Labour’s failure to tackle child poverty in Wales is impacting children’s ability to learn, says Plaid Cymru MS
Plaid Cymru has renewed its calls on the Labour-run Welsh Government to expand free school meals to children in Years 7- 11 from families in receipt of Universal Credit, with no cap on earnings.
In a Senedd debate on Wednesday 10 January, the party will also highlight the failures of the Labour Government in tackling child poverty in Wales in relation to educational attainment.
Under Labour’s watch, one in three children live in poverty – a statistic which Plaid Cymru spokesperson for equalities, Sioned Williams MS says has remained “stubbornly high”.
In noting the correlation between child poverty and the education attainment gap for children in Wales, Ms Williams will cite the latest PISA results and national report which showed that 11% of learners in Wales had missed a meal because of poverty.
During the debate, Plaid Cymru will highlight several causes for this high volume of poverty, including the scrapping of child poverty targets, the Labour Welsh Government passing on UK Conservative Government cuts to services in Wales, and insufficient support for families during the on-going cost-of-living crisis.
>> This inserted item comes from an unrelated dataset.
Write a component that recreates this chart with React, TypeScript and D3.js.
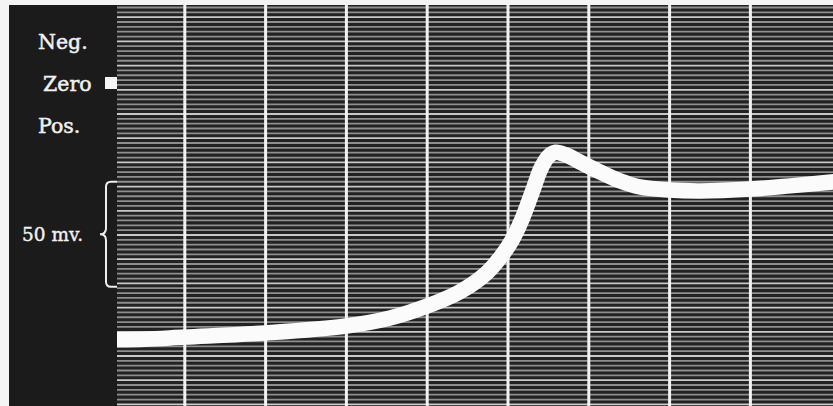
import React from "react";
import * as d3 from "d3";

// Time axis: vertical white timing lines (divisions)
const timeMarks = [1, 2, 3, 4, 5, 6, 7, 8];
// Trace: time (divisions) and potential (mV, positive drawn downward)
const traceT = [0.0, 0.5, 1.0, 2.0, 3.0, 3.54, 4.0, 4.4, 4.72, 4.9, 5.05, 5.17, 5.3, 5.41, 5.5, 5.59, 5.72, 5.89, 6.14, 6.39, 6.63, 7.0, 7.38, 8.0, 8.49, 9.1];
const traceV = [122.4, 122.0, 121.0, 119.0, 115.7, 111.9, 106.2, 99.5, 91.0, 83.3, 74.8, 65.2, 51.9, 40.5, 35.0, 33.0, 34.3, 37.6, 42.4, 46.7, 49.5, 51.0, 51.4, 50.5, 49.0, 46.8];
// Labels on left panel
const stateLabels = ["Neg.", "Zero", "Pos."];
const stateLabelV = [-20, 0, 20];
const scaleLabel = "50 mv.";
const scaleFrom = 47;
const scaleTo = 97;

const W = 833;
const H = 406;
const PANEL_L = 9;
const PANEL_R = 117;
const TOP = 5;

export default function App() {
  const x = d3.scaleLinear().domain([0, 9]).range([104, 831.2]);
  const y = d3.scaleLinear().domain([0, 100]).range([83, 293]);
  const rowY = d3.range(0, 84).map((i) => 7.5 + i * 4.84);

  const line = d3
    .line<number>()
    .x((_, i) => x(traceT[i]))
    .y((d) => y(d))
    .curve(d3.curveCatmullRom.alpha(0.5));

  const by0 = y(scaleFrom);
  const by1 = y(scaleTo);
  const bm = (by0 + by1) / 2;
  const bx = 106;
  const brace = `M117,${by0} L111,${by0} Q${bx},${by0} ${bx},${by0 + 5} L${bx},${bm - 6} Q${bx},${bm} 100,${bm} Q${bx},${bm} ${bx},${bm + 6} L${bx},${by1 - 5} Q${bx},${by1} 111,${by1} L117,${by1}`;

  const labelX = [38, 43, 38];

  return (
    <div style={{ position: "fixed", left: 0, top: 0 }}>
      <svg width={W} height={H} style={{ display: "block" }}>
        <defs>
          <clipPath id="plot">
            <rect x={PANEL_R} y={TOP} width={W - PANEL_R} height={H - TOP} />
          </clipPath>
        </defs>
        <rect x={0} y={0} width={W} height={H} fill="#f4f4f4" />
        <rect x={PANEL_L} y={TOP} width={PANEL_R - PANEL_L} height={H - TOP} fill="#1b1b1b" />
        <rect x={PANEL_R} y={TOP} width={W - PANEL_R} height={H - TOP} fill="#222222" />
        <g clipPath="url(#plot)">
          {rowY.map((ry, i) => (
            <line
              key={i}
              x1={PANEL_R}
              x2={W}
              y1={ry}
              y2={ry}
              stroke={i % 5 === 2 ? "#c8c8c8" : "#8e8e8e"}
              strokeWidth={1.8}
            />
          ))}
          {timeMarks.map((t) => (
            <line key={t} x1={x(t)} x2={x(t)} y1={TOP} y2={H} stroke="#f2f2f2" strokeWidth={3} />
          ))}
          <path d={line(traceV) || ""} fill="none" stroke="#fbfbfb" strokeWidth={15.5} strokeLinejoin="round" />
        </g>
        {stateLabels.map((s, i) => (
          <text
            key={s}
            x={labelX[i]}
            y={y(stateLabelV[i]) + 7.5}
            fill="#f0f0f0"
            stroke="#f0f0f0"
            strokeWidth={0.5}
            fontFamily="'DejaVu Serif', serif"
            fontSize={20.5}
          >
            {s}
          </text>
        ))}
        <rect x={105} y={y(0) - 6} width={12} height={12} fill="#f4f4f4" />
        <path d={brace} fill="none" stroke="#eeeeee" strokeWidth={2} />
        <text
          x={22}
          y={bm + 7}
          fill="#f0f0f0"
          stroke="#f0f0f0"
          strokeWidth={0.4}
          fontFamily="'DejaVu Serif', serif"
          fontSize={18.5}
        >
          {scaleLabel}
        </text>
      </svg>
    </div>
  );
}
Plaid Cymru spokesperson for social justice and equalities, Sioned Williams MS, said:
“The fact that one in three children in Wales live in poverty should be cause for national scandal. But when the Labour Welsh Government scrapped its own targets for eradicating child poverty, and have delayed publishing a new child poverty strategy, is it any wonder that the number remains so stubbornly high?
“In Wales, we are fortunate to have hard working public servants – teachers, social workers, council workers - and third sector workers, all committed to helping the development of our children and tackling child poverty. But time and time again their work is undermined by competing budgetary pressures and a lack of clear focus from Welsh Government.
“There is so much than needs to be done, including publishing and implementing a statutory target-driven plan to tackle child poverty, to help close the attainment gap and improve education outcomes.
“Providing more children with a free, nutritious school meal is one way to help level the playing field. That’s why Plaid Cymru is calling for all children in Years 7- 11 whose families are in receipt of Universal Credit – with no cap on earnings – to receive a free school meal. Because poverty doesn’t stop in primary school.
“Tackling child poverty in Wales should be a priority for Labour and they need to do everything in their power to mitigate the devastating effects of poverty on attainment and give every child in Wales the best start in life.”